DIRECTIONS FOR THIS TASK:
Pictures aside, quote the whole listing exactly.

SOURCE MATERIAL:
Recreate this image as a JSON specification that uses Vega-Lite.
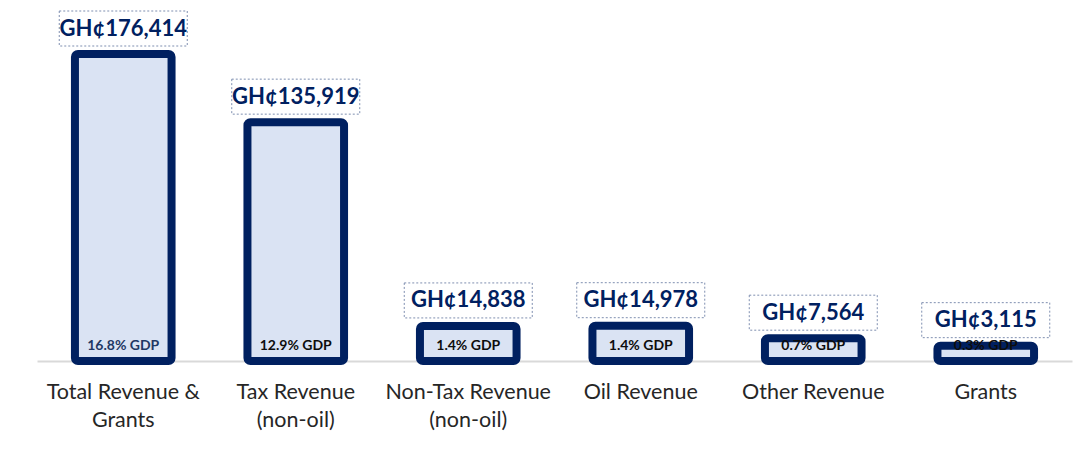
{
  "$schema": "https://vega.github.io/schema/vega-lite/v6.json",
  "width": 1035,
  "height": 307,
  "autosize": {"type": "none"},
  "padding": {"left": 37, "top": 54, "right": 20, "bottom": 89},
  "background": "white",
  "config": {"view": {"stroke": null}, "font": "Lato"},
  "data": {
    "values": [
      {"category": "Total Revenue &|Grants", "value": 176414, "label": "GH¢176,414", "gdp": "16.8% GDP"},
      {"category": "Tax Revenue|(non-oil)", "value": 135919, "label": "GH¢135,919", "gdp": "12.9% GDP"},
      {"category": "Non-Tax Revenue|(non-oil)", "value": 14838, "label": "GH¢14,838", "gdp": "1.4% GDP"},
      {"category": "Oil Revenue", "value": 14978, "label": "GH¢14,978", "gdp": "1.4% GDP"},
      {"category": "Other Revenue", "value": 7564, "label": "GH¢7,564", "gdp": "0.7% GDP"},
      {"category": "Grants", "value": 3115, "label": "GH¢3,115", "gdp": "0.3% GDP"}
    ]
  },
  "encoding": {
    "x": {
      "field": "category",
      "type": "nominal",
      "sort": null,
      "scale": {"paddingInner": 0.44, "paddingOuter": 0.22},
      "axis": {
        "title": null,
        "labelAngle": 0,
        "labelExpr": "split(datum.label, '|')",
        "labelFont": "Lato",
        "labelFontSize": 21.5,
        "labelColor": "#262626",
        "labelLineHeight": 28,
        "labelPadding": 20,
        "labelLimit": 0,
        "ticks": false,
        "domainColor": "#d9d9d9",
        "domainWidth": 2,
        "grid": false
      }
    }
  },
  "layer": [
    {
      "mark": {"type": "bar", "fill": "#dae3f3", "stroke": "#002060", "strokeWidth": 8, "cornerRadius": 3},
      "encoding": {
        "y": {"field": "value", "type": "quantitative", "scale": {"domain": [-6000, 176414], "nice": false, "zero": false}, "axis": null},
        "y2": {"datum": -6000}
      }
    },
    {
      "mark": {"type": "bar", "width": 128, "fill": null, "fillOpacity": 0, "stroke": "#7f8fb0", "strokeWidth": 1, "strokeDash": [2, 2], "yOffset": -43, "y2Offset": -8},
      "encoding": {
        "y": {"field": "value", "type": "quantitative"},
        "y2": {"field": "value"}
      }
    },
    {
      "mark": {"type": "text", "font": "Lato", "fontSize": 22, "fontWeight": "bold", "color": "#002060", "baseline": "middle", "yOffset": -25.5},
      "encoding": {
        "y": {"field": "value", "type": "quantitative"},
        "text": {"field": "label"}
      }
    },
    {
      "mark": {"type": "text", "font": "Lato", "fontSize": 14, "fontWeight": "bold", "baseline": "middle", "yOffset": -15},
      "encoding": {
        "y": {"datum": -6000},
        "text": {"field": "gdp"},
        "color": {
          "condition": {"test": "datum.value > 150000", "value": "#1f3864"},
          "value": "#0d0d0d"
        }
      }
    }
  ]
}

RESULT OF THE EXERCISE:
Recreate this image as a JSON specification that uses Vega-Lite.
{
  "$schema": "https://vega.github.io/schema/vega-lite/v6.json",
  "width": 1035,
  "height": 307,
  "autosize": {"type": "none"},
  "padding": {"left": 37, "top": 54, "right": 20, "bottom": 89},
  "background": "white",
  "config": {"view": {"stroke": null}, "font": "Lato"},
  "data": {
    "values": [
      {"category": "Total Revenue &|Grants", "value": 176414, "label": "GH¢176,414", "gdp": "16.8% GDP"},
      {"category": "Tax Revenue|(non-oil)", "value": 135919, "label": "GH¢135,919", "gdp": "12.9% GDP"},
      {"category": "Non-Tax Revenue|(non-oil)", "value": 14838, "label": "GH¢14,838", "gdp": "1.4% GDP"},
      {"category": "Oil Revenue", "value": 14978, "label": "GH¢14,978", "gdp": "1.4% GDP"},
      {"category": "Other Revenue", "value": 7564, "label": "GH¢7,564", "gdp": "0.7% GDP"},
      {"category": "Grants", "value": 3115, "label": "GH¢3,115", "gdp": "0.3% GDP"}
    ]
  },
  "encoding": {
    "x": {
      "field": "category",
      "type": "nominal",
      "sort": null,
      "scale": {"paddingInner": 0.44, "paddingOuter": 0.22},
      "axis": {
        "title": null,
        "labelAngle": 0,
        "labelExpr": "split(datum.label, '|')",
        "labelFont": "Lato",
        "labelFontSize": 21.5,
        "labelColor": "#262626",
        "labelLineHeight": 28,
        "labelPadding": 20,
        "labelLimit": 0,
        "ticks": false,
        "domainColor": "#d9d9d9",
        "domainWidth": 2,
        "grid": false
      }
    }
  },
  "layer": [
    {
      "mark": {"type": "bar", "fill": "#dae3f3", "stroke": "#002060", "strokeWidth": 8, "cornerRadius": 3},
      "encoding": {
        "y": {"field": "value", "type": "quantitative", "scale": {"domain": [-6000, 176414], "nice": false, "zero": false}, "axis": null},
        "y2": {"datum": -6000}
      }
    },
    {
      "mark": {"type": "bar", "width": 128, "fill": null, "fillOpacity": 0, "stroke": "#7f8fb0", "strokeWidth": 1, "strokeDash": [2, 2], "yOffset": -43, "y2Offset": -8},
      "encoding": {
        "y": {"field": "value", "type": "quantitative"},
        "y2": {"field": "value"}
      }
    },
    {
      "mark": {"type": "text", "font": "Lato", "fontSize": 22, "fontWeight": "bold", "color": "#002060", "baseline": "middle", "yOffset": -25.5},
      "encoding": {
        "y": {"field": "value", "type": "quantitative"},
        "text": {"field": "label"}
      }
    },
    {
      "mark": {"type": "text", "font": "Lato", "fontSize": 14, "fontWeight": "bold", "baseline": "middle", "yOffset": -15},
      "encoding": {
        "y": {"datum": -6000},
        "text": {"field": "gdp"},
        "color": {
          "condition": {"test": "datum.value > 150000", "value": "#1f3864"},
          "value": "#0d0d0d"
        }
      }
    }
  ]
}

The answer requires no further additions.